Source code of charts
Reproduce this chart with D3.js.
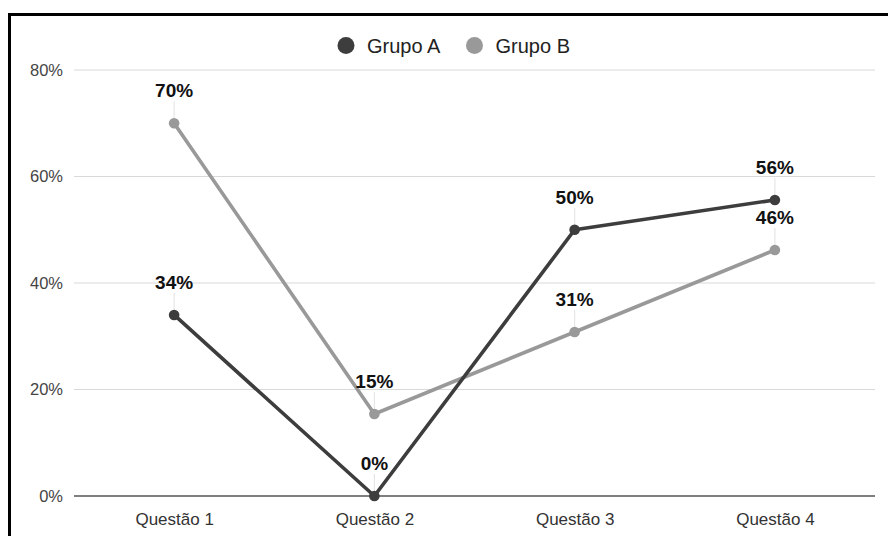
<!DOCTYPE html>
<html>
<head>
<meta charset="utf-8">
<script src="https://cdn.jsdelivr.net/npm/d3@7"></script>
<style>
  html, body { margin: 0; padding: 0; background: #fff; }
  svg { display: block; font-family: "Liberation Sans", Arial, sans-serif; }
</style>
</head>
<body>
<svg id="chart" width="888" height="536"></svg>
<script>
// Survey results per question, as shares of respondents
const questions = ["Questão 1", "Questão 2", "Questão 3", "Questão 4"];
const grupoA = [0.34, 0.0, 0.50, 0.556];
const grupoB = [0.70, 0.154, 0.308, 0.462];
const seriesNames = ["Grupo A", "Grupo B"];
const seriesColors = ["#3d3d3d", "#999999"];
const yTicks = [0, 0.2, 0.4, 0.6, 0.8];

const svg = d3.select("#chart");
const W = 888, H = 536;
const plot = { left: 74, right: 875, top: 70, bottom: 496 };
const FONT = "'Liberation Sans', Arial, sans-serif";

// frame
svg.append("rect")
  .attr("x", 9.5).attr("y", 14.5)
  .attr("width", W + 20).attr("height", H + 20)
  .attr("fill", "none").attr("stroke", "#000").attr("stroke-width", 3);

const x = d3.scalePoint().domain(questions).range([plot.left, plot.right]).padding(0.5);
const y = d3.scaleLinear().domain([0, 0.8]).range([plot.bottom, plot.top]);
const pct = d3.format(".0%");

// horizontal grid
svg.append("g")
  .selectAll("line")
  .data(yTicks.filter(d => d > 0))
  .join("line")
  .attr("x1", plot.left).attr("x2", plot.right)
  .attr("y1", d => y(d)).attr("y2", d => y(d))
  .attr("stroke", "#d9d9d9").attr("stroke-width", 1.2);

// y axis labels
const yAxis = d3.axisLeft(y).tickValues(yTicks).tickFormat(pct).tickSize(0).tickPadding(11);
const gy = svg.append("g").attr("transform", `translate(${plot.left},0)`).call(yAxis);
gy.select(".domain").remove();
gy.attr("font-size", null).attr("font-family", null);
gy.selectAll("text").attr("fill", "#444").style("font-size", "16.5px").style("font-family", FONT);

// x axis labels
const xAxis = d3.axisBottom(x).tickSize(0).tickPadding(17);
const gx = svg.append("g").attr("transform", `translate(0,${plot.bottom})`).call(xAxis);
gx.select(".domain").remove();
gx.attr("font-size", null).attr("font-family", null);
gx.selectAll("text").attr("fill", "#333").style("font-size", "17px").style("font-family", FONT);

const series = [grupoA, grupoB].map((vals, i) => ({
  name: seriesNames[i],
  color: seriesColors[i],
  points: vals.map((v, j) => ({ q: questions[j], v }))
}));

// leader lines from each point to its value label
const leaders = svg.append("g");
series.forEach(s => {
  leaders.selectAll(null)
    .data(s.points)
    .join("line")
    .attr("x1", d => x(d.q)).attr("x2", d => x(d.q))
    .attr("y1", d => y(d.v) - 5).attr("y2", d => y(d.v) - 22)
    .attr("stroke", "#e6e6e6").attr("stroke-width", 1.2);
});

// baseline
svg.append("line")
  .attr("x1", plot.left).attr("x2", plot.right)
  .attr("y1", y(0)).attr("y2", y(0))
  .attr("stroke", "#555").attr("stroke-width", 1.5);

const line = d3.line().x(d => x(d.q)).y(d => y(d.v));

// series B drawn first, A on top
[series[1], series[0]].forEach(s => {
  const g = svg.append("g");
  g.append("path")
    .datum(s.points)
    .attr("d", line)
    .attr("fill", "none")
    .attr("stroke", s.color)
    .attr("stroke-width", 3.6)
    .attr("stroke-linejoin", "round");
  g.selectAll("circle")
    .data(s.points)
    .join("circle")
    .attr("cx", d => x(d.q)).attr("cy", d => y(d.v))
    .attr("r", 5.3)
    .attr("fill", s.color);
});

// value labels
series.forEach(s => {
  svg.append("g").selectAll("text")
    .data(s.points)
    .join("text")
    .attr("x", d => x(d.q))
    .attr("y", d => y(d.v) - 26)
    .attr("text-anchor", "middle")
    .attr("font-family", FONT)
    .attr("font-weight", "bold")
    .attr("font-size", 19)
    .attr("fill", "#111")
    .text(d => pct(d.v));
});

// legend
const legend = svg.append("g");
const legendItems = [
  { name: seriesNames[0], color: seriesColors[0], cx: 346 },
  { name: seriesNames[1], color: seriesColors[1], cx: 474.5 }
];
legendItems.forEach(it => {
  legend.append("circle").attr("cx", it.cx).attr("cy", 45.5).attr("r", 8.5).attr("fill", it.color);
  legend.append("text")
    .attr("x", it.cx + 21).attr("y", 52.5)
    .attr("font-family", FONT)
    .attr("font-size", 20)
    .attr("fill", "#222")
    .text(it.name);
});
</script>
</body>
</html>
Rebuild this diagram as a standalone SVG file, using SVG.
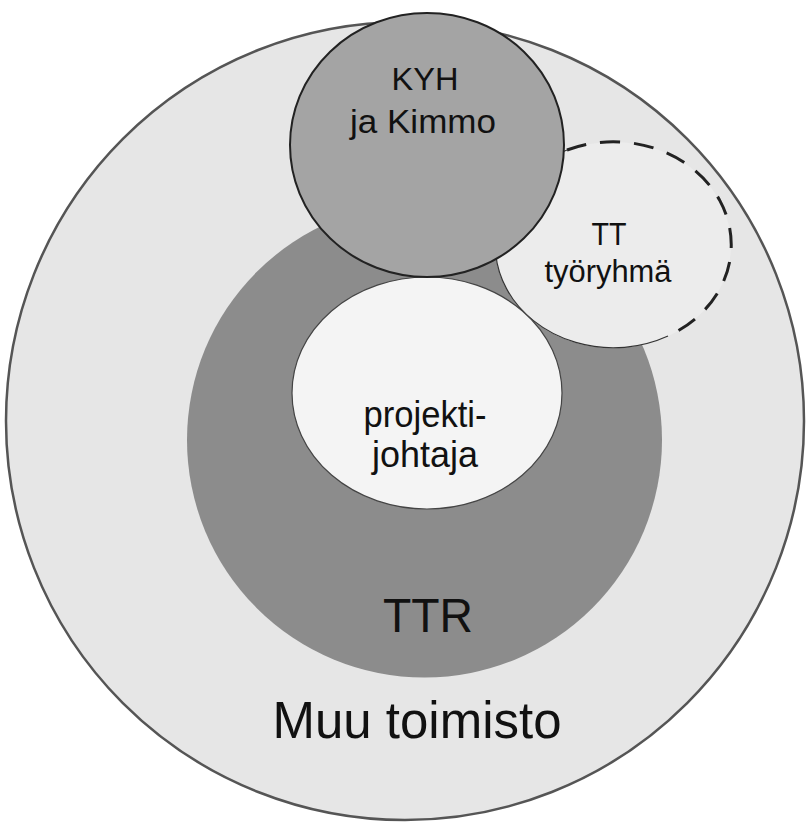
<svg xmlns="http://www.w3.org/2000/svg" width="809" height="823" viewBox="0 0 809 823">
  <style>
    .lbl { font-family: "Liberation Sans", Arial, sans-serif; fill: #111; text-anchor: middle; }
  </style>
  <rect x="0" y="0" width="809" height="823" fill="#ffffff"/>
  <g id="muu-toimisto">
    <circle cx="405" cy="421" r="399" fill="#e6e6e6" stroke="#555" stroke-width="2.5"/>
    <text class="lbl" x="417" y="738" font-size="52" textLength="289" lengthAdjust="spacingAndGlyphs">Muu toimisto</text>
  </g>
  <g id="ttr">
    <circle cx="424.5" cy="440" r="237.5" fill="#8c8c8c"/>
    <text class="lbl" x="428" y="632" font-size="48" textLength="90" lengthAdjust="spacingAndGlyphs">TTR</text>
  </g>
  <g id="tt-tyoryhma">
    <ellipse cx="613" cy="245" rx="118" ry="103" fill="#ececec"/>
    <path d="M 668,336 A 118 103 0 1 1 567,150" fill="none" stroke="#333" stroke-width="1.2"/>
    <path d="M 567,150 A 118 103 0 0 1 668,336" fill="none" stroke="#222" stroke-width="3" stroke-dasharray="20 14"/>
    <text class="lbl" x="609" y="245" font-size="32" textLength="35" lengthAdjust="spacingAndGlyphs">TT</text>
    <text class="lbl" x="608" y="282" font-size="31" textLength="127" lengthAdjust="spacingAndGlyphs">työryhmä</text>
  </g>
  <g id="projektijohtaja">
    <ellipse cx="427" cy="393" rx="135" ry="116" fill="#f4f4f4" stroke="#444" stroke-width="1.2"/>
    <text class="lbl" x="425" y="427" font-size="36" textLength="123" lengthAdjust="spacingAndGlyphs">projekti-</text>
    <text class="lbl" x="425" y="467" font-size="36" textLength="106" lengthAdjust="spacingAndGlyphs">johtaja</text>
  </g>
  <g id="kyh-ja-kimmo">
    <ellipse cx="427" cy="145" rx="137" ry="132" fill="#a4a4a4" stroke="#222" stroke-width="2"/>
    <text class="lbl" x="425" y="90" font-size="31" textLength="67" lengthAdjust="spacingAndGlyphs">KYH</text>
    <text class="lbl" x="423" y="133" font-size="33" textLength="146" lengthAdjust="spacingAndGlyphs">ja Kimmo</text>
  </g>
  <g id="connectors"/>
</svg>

*The exercise:*
In the entries above, find lines with "this" and copy each.

*Exercise response:*
Reproduce this chart with D3.js.
Rebuild this diagram as a standalone SVG file, using SVG.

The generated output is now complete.